I've enrolled for french classes (Yehey me!). It's one of the things I've been looking forward to this month, and yes I will finally take lessons. I found out about it through a friend (Thanks Marbs), and I researched Alliance Francaise. Tuition was a bit on the expensive side, and travel would be hard but I'm willing to push this through.
And so I went there with my friend Vince, who was supposed to enroll with me (You owe me on that one), despite the scorching heat of the seat and discovered a way how to get there. With a 7-11 Slurpee on one hand, and my excited throbbing heart on the other, we walked Nicanor Garcia St. and hoped that we wouldn't get lost. When we got there, the exterior of the building itself was uber cool, but nothing compared to the inside.
White everything, Caucasian people, TV MONDE on the widescreen and an awesome interior design welcomed us as we got in. And from there, I enrolled and everything was history.

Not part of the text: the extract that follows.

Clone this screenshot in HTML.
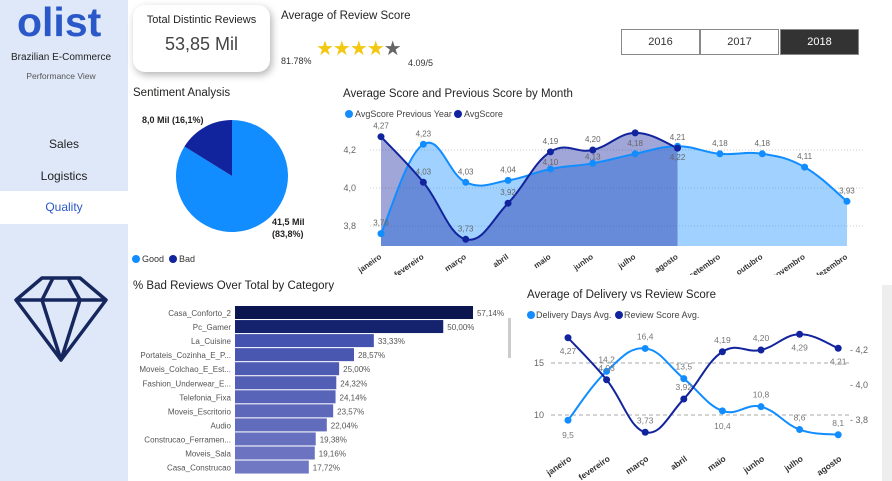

So now, I have classes that will start on June 5th. I'm a member of their something (I really didn't know what the name of the club was but I joined because of the library privileges and the tuition discount.) Also, I figured out a few tricks on how to get around Makati without resorting to taking a cab.
Also, I've gone bald.
No, not because I'm losing my hair, or my receding hairline has finally done me its worst. I've decided to cut my hair, leaving only 1 centimeter length to lay testament that I did have hair before.
Why, you ask?
Primarily because of the heat. It's been so hot here in the Philippines that the temperature rises up to 37.5 Celsius. This overstaying heat wave has done so much damaged to the country but as always, just like what I did, people found means to live through it. Yes climate change is real.

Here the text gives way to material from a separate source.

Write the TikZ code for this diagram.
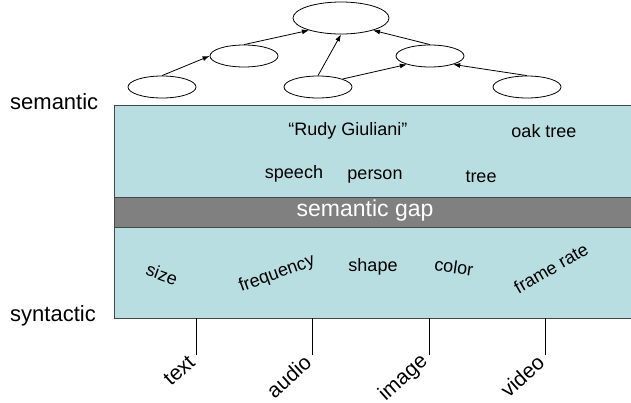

The other reason for it though is this is me trying to get rid of my past. Well not totally get rid of it, but maybe give myself a fresh start. Yes, that's it. I've always have had to go through rough patches in life that I don't allow myself to always be the martyr of life. I've always roughed it out and I've always found ways to keep myself happy and changing, constant change is the key. At least now, despite every single problem and heartache, I'm adapting.
Last, I guess would be that I'm still a bit better at being a nurse.
Yes I know, I'm still a volunteer and I don't carry most of the responsibilities yet, but I'm still all ready to take the challenge of everyday work on. I've been so used to it that it's almost second nature to me. I'm dreading the day that I finally become a floater though. Because that time, I wouldn't have any free time as much as I do now.
So I guess that's it. I'm all good. That's the end of my mental diarrhea about myself.